AIM OF THE EXERCISE
Restate the full listing word for word and leave the pictures out.

########

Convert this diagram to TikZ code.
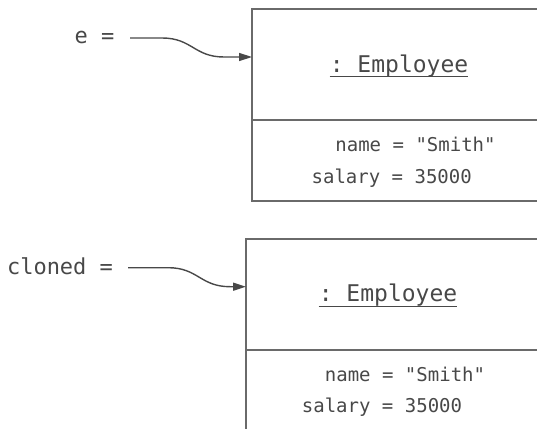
\documentclass[tikz,border=0pt]{standalone}
\usepackage{fontspec}
\setmonofont{DejaVu Sans Mono}
\usepackage{tikz}
\usetikzlibrary{positioning, arrows.meta}

\definecolor{inkgray}{HTML}{484848}
\definecolor{linegray}{HTML}{6A6A6A}

\begin{document}
\begin{tikzpicture}[
        x=1pt, y=-1pt,
        objbox/.style={rectangle, draw=linegray, line width=1.3pt, minimum width=348pt, inner sep=0pt, outer sep=0pt, anchor=north west},
        clsname/.style={inner sep=0pt, anchor=base, text=inkgray, font=\ttfamily\fontsize{23}{27}\selectfont},
        slot/.style={inner sep=0pt, anchor=base, text=inkgray, font=\ttfamily\fontsize{19}{23}\selectfont},
        refname/.style={inner sep=0pt, anchor=base, text=inkgray, font=\ttfamily\fontsize{22}{26}\selectfont},
        refarrow/.style={-{Triangle[length=13pt, width=8pt]}, draw=inkgray, line width=1.4pt},
        uline/.style={draw=inkgray, line width=1pt}
    ]
%
    \useasboundingbox (0,0) rectangle (537,428);
    \clip (0,0) rectangle (537,428);
%
    % Nodes
    \node[objbox, minimum height=111pt] (obj1) at (252,9) {};
    \node[objbox, minimum height=81pt, below=0pt of obj1] (slots1) {};
    \node[objbox, minimum height=111pt] (obj2) at (246,239) {};
    \node[objbox, minimum height=110pt, below=0pt of obj2] (slots2) {};
%
    \node[clsname] (cls1) at (399,72) {: Employee};
    \node[slot] (name1) at (415.5,151.7) {name = "Smith"};
    \node[slot] (salary1) at (391.7,183.3) {salary = 35000};
%
    \node[clsname] (cls2) at (388,301.7) {: Employee};
    \node[slot] (name2) at (405,381.7) {name = "Smith"};
    \node[slot] (salary2) at (382,412.7) {salary = 35000};
%
    \node[refname] (ref1) at (94.5,44) {e =};
    \node[refname] (ref2) at (60,274.3) {cloned =};
%
    % Underlines
    \draw[uline] (cls1.south west) -- (cls1.south east);
    \draw[uline] (cls2.south west) -- (cls2.south east);
%
    % Arrows
    \draw[refarrow] ([xshift=15.5pt, yshift=6pt]ref1.base east) -- ++(32,0)
        .. controls +(30,0) and +(-30,0) .. ++(62,19) -- ([yshift=7.5pt]obj1.west);
    \draw[refarrow] ([xshift=15pt, yshift=6.6pt]ref2.base east) -- ++(40,0)
        .. controls +(30,0) and +(-30,0) .. ++(62,19) -- ([yshift=7.8pt]obj2.west);
%
\end{tikzpicture}
\end{document}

########

RESPONSE FOR THIS EXERCISE
Convert this diagram to TikZ code.
\documentclass[tikz,border=0pt]{standalone}
\usepackage{fontspec}
\setmonofont{DejaVu Sans Mono}
\usepackage{tikz}
\usetikzlibrary{positioning, arrows.meta}

\definecolor{inkgray}{HTML}{484848}
\definecolor{linegray}{HTML}{6A6A6A}

\begin{document}
\begin{tikzpicture}[
        x=1pt, y=-1pt,
        objbox/.style={rectangle, draw=linegray, line width=1.3pt, minimum width=348pt, inner sep=0pt, outer sep=0pt, anchor=north west},
        clsname/.style={inner sep=0pt, anchor=base, text=inkgray, font=\ttfamily\fontsize{23}{27}\selectfont},
        slot/.style={inner sep=0pt, anchor=base, text=inkgray, font=\ttfamily\fontsize{19}{23}\selectfont},
        refname/.style={inner sep=0pt, anchor=base, text=inkgray, font=\ttfamily\fontsize{22}{26}\selectfont},
        refarrow/.style={-{Triangle[length=13pt, width=8pt]}, draw=inkgray, line width=1.4pt},
        uline/.style={draw=inkgray, line width=1pt}
    ]
%
    \useasboundingbox (0,0) rectangle (537,428);
    \clip (0,0) rectangle (537,428);
%
    % Nodes
    \node[objbox, minimum height=111pt] (obj1) at (252,9) {};
    \node[objbox, minimum height=81pt, below=0pt of obj1] (slots1) {};
    \node[objbox, minimum height=111pt] (obj2) at (246,239) {};
    \node[objbox, minimum height=110pt, below=0pt of obj2] (slots2) {};
%
    \node[clsname] (cls1) at (399,72) {: Employee};
    \node[slot] (name1) at (415.5,151.7) {name = "Smith"};
    \node[slot] (salary1) at (391.7,183.3) {salary = 35000};
%
    \node[clsname] (cls2) at (388,301.7) {: Employee};
    \node[slot] (name2) at (405,381.7) {name = "Smith"};
    \node[slot] (salary2) at (382,412.7) {salary = 35000};
%
    \node[refname] (ref1) at (94.5,44) {e =};
    \node[refname] (ref2) at (60,274.3) {cloned =};
%
    % Underlines
    \draw[uline] (cls1.south west) -- (cls1.south east);
    \draw[uline] (cls2.south west) -- (cls2.south east);
%
    % Arrows
    \draw[refarrow] ([xshift=15.5pt, yshift=6pt]ref1.base east) -- ++(32,0)
        .. controls +(30,0) and +(-30,0) .. ++(62,19) -- ([yshift=7.5pt]obj1.west);
    \draw[refarrow] ([xshift=15pt, yshift=6.6pt]ref2.base east) -- ++(40,0)
        .. controls +(30,0) and +(-30,0) .. ++(62,19) -- ([yshift=7.8pt]obj2.west);
%
\end{tikzpicture}
\end{document}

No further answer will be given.